The material below has pictures in it. Set down only the lines from the line containing "Convert this chart to Chart.js code." through the line containing "const suRErr = [2.4, 2.0, 1.7, 1.5, 1.5];", word for word, and leave the pictures behind.
[begin PROVIDED ENTRIES]
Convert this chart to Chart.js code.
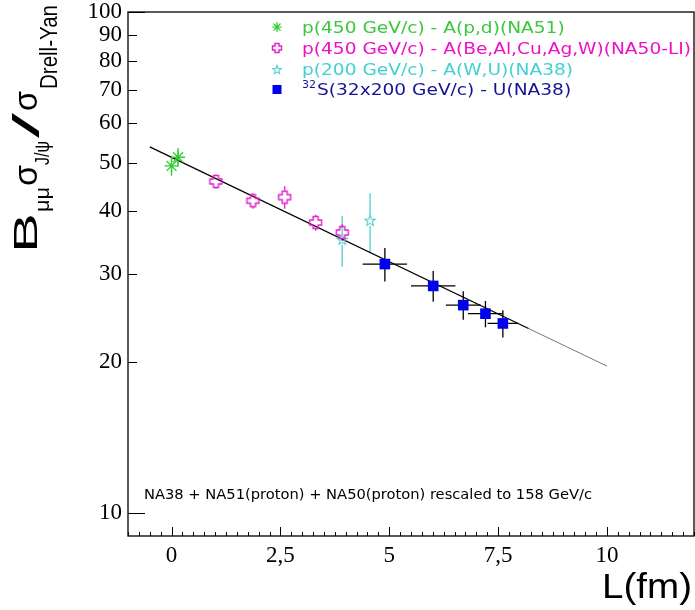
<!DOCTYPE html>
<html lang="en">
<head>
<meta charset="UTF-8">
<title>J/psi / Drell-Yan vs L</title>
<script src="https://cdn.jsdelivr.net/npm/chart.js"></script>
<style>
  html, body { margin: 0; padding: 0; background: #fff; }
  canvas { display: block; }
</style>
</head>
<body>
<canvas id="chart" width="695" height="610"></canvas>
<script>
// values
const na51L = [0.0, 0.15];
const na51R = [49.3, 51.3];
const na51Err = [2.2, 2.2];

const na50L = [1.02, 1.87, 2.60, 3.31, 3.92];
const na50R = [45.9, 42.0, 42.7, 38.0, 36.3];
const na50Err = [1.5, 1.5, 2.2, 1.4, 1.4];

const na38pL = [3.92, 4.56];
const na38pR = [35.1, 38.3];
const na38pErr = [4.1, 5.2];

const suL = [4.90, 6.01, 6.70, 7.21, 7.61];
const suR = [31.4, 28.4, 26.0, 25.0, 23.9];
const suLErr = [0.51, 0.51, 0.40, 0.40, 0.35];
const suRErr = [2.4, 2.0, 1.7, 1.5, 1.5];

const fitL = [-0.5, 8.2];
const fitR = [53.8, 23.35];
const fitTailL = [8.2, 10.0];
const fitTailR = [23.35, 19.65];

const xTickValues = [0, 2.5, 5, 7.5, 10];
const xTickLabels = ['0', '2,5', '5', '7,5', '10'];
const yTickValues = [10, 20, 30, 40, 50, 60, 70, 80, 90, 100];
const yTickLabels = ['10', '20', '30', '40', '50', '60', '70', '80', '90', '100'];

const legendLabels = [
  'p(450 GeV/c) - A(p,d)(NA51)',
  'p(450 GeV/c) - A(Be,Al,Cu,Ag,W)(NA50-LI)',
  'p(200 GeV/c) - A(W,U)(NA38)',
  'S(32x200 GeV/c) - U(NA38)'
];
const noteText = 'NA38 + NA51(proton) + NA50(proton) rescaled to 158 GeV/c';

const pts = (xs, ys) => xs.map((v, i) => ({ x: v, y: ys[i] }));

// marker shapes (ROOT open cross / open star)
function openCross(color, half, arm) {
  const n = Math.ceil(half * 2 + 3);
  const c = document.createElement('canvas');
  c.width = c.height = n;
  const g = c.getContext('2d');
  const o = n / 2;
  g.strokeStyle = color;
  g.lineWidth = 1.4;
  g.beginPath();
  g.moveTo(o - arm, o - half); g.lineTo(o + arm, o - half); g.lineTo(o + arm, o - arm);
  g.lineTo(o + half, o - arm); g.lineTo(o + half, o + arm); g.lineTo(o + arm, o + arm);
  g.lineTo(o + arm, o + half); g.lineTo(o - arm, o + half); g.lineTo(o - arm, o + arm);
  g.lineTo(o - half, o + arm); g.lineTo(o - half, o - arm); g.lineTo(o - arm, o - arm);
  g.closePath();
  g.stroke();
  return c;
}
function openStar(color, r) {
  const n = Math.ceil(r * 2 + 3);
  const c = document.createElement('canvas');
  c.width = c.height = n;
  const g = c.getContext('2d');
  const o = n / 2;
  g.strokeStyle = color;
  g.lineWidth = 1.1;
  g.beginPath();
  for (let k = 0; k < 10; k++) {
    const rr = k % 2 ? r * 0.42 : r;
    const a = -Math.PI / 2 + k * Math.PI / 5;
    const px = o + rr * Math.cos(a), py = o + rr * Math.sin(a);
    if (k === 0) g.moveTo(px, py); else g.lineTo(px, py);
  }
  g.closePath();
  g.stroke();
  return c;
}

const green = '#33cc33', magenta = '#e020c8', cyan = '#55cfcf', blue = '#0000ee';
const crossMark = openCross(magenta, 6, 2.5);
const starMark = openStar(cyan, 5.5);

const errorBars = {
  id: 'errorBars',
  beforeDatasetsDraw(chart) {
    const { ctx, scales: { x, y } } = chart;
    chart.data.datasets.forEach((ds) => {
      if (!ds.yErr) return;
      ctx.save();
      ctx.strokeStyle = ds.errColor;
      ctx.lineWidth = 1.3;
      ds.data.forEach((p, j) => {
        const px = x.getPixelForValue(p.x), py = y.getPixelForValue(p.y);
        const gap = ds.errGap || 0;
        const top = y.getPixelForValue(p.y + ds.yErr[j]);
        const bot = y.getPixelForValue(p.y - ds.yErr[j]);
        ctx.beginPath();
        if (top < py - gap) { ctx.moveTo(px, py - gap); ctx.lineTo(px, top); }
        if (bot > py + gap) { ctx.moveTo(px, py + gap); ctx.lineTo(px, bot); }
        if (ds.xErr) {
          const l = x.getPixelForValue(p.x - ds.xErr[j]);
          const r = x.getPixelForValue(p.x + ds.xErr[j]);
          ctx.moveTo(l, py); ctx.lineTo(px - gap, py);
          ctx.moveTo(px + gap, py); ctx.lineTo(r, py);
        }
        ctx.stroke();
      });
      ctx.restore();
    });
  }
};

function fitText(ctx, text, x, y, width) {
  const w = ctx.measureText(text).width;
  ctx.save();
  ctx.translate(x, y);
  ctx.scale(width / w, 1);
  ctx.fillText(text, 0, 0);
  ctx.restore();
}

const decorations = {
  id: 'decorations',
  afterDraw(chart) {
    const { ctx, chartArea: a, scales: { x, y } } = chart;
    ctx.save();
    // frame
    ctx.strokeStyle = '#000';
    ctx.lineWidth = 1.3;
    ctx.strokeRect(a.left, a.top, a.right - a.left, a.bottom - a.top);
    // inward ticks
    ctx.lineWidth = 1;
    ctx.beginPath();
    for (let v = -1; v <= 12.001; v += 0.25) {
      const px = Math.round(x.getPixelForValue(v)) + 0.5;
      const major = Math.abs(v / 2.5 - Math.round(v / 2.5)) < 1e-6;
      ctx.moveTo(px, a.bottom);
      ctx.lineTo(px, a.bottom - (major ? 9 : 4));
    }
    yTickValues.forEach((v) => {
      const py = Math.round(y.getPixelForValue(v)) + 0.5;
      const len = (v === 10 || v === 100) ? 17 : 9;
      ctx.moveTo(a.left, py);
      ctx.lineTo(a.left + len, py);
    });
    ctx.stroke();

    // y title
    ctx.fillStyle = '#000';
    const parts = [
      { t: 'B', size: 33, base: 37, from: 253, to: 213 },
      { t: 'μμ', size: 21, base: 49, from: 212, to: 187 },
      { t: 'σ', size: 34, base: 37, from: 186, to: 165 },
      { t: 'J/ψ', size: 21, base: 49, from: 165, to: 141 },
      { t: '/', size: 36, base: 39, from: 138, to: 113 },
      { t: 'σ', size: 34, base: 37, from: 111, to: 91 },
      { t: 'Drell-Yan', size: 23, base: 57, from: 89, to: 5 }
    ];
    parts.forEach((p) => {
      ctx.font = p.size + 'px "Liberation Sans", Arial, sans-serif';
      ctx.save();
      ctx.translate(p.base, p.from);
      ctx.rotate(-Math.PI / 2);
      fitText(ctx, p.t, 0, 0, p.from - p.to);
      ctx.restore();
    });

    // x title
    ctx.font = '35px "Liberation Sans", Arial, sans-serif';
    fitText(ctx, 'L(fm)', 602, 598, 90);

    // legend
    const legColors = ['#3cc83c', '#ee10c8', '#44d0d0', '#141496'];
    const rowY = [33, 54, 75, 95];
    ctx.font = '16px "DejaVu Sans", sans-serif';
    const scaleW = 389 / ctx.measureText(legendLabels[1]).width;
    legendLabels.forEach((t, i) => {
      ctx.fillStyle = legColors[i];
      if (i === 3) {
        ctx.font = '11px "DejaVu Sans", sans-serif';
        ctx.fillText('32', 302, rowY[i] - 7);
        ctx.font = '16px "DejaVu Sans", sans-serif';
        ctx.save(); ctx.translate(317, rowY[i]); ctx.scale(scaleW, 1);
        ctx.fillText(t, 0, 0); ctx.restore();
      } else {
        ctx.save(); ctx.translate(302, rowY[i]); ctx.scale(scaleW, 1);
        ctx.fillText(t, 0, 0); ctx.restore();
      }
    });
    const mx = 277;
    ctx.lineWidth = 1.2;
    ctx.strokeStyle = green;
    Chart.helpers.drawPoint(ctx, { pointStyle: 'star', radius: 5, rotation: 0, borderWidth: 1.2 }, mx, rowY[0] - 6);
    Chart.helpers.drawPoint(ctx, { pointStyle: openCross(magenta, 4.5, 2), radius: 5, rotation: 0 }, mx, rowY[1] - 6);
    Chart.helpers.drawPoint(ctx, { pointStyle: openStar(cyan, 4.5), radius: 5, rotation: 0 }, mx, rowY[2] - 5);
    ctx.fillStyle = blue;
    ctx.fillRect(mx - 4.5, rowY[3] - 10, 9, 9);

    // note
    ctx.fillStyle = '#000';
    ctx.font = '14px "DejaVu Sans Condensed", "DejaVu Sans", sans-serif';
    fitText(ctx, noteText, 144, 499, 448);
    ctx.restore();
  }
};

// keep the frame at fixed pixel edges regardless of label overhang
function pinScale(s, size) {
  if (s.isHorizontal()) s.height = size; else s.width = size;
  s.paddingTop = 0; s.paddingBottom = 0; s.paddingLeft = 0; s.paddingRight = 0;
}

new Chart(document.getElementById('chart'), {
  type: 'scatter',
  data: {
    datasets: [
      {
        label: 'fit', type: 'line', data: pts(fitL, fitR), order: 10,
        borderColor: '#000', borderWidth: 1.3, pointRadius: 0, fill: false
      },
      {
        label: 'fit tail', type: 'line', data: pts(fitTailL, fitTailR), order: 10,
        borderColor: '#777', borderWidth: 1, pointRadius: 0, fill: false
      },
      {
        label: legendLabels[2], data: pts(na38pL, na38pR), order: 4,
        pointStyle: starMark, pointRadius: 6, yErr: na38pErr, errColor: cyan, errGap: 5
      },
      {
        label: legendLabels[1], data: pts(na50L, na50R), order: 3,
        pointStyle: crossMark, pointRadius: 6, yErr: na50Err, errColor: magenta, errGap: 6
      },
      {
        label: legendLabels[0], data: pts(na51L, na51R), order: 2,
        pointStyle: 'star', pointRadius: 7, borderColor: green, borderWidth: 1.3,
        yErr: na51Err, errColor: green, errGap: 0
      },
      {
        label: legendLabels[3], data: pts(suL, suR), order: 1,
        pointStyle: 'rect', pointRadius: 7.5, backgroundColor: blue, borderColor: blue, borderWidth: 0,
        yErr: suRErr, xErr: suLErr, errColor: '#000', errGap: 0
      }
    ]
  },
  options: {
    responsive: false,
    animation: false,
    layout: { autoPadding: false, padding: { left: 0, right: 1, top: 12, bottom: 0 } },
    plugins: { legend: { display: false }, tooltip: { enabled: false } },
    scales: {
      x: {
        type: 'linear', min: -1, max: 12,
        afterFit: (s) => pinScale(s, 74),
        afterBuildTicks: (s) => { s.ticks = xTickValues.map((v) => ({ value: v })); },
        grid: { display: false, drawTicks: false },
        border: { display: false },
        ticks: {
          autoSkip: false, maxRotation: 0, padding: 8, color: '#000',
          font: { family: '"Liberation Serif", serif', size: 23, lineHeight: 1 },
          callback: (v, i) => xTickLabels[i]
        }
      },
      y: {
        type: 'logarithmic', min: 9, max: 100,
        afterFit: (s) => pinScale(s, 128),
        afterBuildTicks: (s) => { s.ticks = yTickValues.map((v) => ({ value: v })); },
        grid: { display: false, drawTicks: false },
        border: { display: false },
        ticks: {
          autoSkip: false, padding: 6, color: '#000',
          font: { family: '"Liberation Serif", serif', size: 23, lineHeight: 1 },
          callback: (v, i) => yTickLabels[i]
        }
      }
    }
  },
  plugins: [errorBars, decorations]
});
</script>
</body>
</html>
[end PROVIDED ENTRIES]
[begin PROVIDED ENTRIES]
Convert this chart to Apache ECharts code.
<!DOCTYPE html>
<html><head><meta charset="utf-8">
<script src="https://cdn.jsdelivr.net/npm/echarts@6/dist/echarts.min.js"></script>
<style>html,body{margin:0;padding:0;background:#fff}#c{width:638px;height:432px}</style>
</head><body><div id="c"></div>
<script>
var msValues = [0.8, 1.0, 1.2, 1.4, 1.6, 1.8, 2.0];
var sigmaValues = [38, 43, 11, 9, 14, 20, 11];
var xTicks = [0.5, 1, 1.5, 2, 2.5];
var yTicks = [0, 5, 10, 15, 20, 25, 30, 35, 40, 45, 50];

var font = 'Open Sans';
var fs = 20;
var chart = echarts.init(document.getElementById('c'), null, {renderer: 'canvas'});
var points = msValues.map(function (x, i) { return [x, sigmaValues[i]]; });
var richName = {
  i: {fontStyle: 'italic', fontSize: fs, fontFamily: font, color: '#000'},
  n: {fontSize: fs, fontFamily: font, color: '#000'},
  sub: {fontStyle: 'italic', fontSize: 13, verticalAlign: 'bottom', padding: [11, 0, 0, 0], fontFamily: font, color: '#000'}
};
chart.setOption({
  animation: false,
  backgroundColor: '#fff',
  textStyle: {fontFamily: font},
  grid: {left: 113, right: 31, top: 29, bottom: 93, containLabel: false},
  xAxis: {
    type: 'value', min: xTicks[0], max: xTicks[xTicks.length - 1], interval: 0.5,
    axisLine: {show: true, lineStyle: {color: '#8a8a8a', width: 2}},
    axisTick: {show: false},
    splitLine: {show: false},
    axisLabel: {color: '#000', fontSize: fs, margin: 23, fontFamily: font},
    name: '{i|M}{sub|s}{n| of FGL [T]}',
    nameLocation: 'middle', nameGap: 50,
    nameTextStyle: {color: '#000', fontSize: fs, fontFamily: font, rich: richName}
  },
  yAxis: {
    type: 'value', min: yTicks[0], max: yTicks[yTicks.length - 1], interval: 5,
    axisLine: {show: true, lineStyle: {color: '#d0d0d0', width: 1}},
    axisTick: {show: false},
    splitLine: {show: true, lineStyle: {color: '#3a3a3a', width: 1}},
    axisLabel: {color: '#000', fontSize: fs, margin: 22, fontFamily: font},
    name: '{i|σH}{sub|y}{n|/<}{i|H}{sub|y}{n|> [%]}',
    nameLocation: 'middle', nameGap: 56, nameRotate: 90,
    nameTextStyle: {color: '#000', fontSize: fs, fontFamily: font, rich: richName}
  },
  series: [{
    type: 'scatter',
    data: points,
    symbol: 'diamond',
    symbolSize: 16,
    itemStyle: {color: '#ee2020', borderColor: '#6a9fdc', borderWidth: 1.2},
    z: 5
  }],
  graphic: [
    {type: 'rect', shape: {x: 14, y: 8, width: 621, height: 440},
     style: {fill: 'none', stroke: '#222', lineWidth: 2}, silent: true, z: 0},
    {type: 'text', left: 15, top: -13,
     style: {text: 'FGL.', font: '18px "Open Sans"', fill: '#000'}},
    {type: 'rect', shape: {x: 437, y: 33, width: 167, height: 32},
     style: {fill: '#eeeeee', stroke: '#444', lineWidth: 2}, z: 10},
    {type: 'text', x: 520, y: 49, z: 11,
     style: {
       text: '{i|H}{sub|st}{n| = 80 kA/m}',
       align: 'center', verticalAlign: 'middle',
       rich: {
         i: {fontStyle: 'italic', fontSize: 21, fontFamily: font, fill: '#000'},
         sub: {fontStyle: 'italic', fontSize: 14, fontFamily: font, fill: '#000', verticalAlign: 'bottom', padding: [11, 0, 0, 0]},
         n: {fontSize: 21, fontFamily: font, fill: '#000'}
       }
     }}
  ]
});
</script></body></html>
[end PROVIDED ENTRIES]
[begin PROVIDED ENTRIES]
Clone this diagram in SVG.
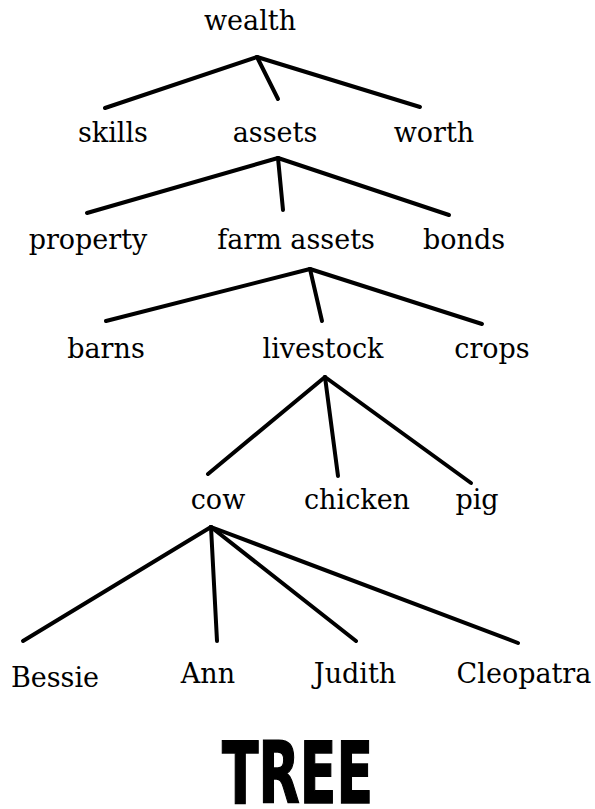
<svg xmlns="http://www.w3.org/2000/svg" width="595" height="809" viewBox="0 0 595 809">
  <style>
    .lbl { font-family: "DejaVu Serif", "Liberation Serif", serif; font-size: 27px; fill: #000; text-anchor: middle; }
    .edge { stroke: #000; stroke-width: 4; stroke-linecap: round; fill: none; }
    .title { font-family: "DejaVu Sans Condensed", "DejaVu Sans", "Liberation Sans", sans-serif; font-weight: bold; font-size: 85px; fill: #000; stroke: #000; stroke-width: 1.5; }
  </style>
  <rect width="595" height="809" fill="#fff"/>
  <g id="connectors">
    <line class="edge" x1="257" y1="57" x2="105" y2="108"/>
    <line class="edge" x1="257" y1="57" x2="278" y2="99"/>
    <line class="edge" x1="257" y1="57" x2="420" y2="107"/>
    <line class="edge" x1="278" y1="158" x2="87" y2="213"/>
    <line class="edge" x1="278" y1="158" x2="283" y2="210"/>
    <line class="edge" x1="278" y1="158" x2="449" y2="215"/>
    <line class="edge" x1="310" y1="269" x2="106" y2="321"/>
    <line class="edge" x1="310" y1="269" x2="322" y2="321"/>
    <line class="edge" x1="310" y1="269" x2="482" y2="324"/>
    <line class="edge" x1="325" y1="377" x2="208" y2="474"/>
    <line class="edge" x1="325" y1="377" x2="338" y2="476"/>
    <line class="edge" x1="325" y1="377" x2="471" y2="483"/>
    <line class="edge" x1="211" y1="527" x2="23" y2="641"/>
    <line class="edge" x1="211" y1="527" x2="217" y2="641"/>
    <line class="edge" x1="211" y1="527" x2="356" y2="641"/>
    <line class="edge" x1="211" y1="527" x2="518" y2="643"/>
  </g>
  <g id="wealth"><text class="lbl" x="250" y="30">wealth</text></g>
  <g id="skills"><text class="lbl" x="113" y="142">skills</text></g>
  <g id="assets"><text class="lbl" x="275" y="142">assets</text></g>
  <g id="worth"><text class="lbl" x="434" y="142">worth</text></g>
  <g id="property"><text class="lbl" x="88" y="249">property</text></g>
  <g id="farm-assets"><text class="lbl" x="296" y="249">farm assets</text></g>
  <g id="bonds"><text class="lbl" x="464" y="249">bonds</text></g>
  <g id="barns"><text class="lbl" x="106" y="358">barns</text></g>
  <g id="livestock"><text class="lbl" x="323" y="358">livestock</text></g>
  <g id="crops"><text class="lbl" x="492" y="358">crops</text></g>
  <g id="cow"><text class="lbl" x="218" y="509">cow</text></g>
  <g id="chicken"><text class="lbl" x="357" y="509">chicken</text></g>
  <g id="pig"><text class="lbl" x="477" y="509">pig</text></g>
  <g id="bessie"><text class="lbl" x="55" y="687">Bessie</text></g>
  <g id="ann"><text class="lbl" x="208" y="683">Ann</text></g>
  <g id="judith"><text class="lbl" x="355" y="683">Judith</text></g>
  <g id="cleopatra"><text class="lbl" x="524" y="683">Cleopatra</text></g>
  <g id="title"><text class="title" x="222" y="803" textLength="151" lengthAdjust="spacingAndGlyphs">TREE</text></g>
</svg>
[end PROVIDED ENTRIES]
ANSWER TO THE TASK:
Convert this chart to Chart.js code.
<!DOCTYPE html>
<html lang="en">
<head>
<meta charset="UTF-8">
<title>J/psi / Drell-Yan vs L</title>
<script src="https://cdn.jsdelivr.net/npm/chart.js"></script>
<style>
  html, body { margin: 0; padding: 0; background: #fff; }
  canvas { display: block; }
</style>
</head>
<body>
<canvas id="chart" width="695" height="610"></canvas>
<script>
// values
const na51L = [0.0, 0.15];
const na51R = [49.3, 51.3];
const na51Err = [2.2, 2.2];

const na50L = [1.02, 1.87, 2.60, 3.31, 3.92];
const na50R = [45.9, 42.0, 42.7, 38.0, 36.3];
const na50Err = [1.5, 1.5, 2.2, 1.4, 1.4];

const na38pL = [3.92, 4.56];
const na38pR = [35.1, 38.3];
const na38pErr = [4.1, 5.2];

const suL = [4.90, 6.01, 6.70, 7.21, 7.61];
const suR = [31.4, 28.4, 26.0, 25.0, 23.9];
const suLErr = [0.51, 0.51, 0.40, 0.40, 0.35];
const suRErr = [2.4, 2.0, 1.7, 1.5, 1.5];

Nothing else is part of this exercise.